Had the Guardian reporter bothered to read something other than the Post, she would have learned that those counties got such relief because they requested it.
Orange County, and others throughout Central Florida, did not.
On Thursday, the same day the Post’s story was published, the Orlando Sentinel covered the same topic.
The Sentinel contacted elections officials in Seminole, Osceola, Lake, and Orange counties.
As the paper reported, “Central Florida elections supervisors said they did not need the special provisions those counties [Charlotte, Lee, and Sarasota] are receiving.”
As for Orange County specifically, the Sentinel noted, “All 20 early voting sites in Orange County were available, Orange elections chief Bill Cowles said.”
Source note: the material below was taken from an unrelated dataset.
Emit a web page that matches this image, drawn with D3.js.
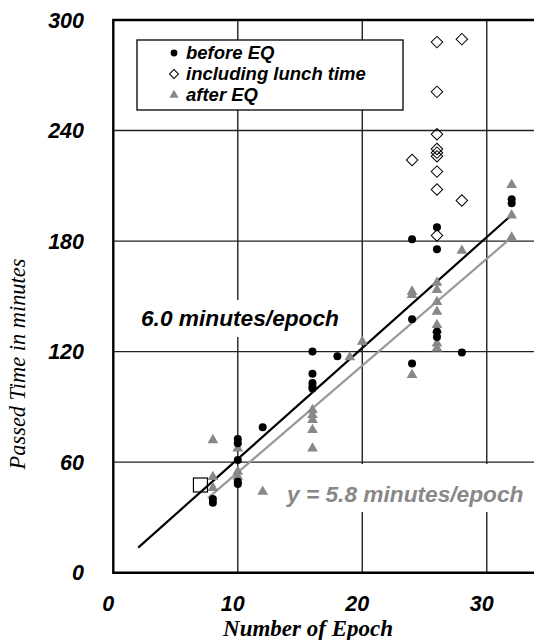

DeSantis spokesman Bryan Griffin pointed out the Guardian’s falsehood on Twitter on Monday. He noted the lack of requests for special voting provisions went beyond the Orlando area.
“Supervisors outside of these three counties made no such requests and, in fact, have made statements about their readiness for the election (including Collier, Volusia, Osceola, Manatee, and Orange). This is easily and publicly verifiable,” Griffin tweeted.
“Another false narrative,” Griffin added.
But as conservatives in Florida well understand when it comes to DeSantis, if the media didn’t have a false narrative, they would have no narrative at all.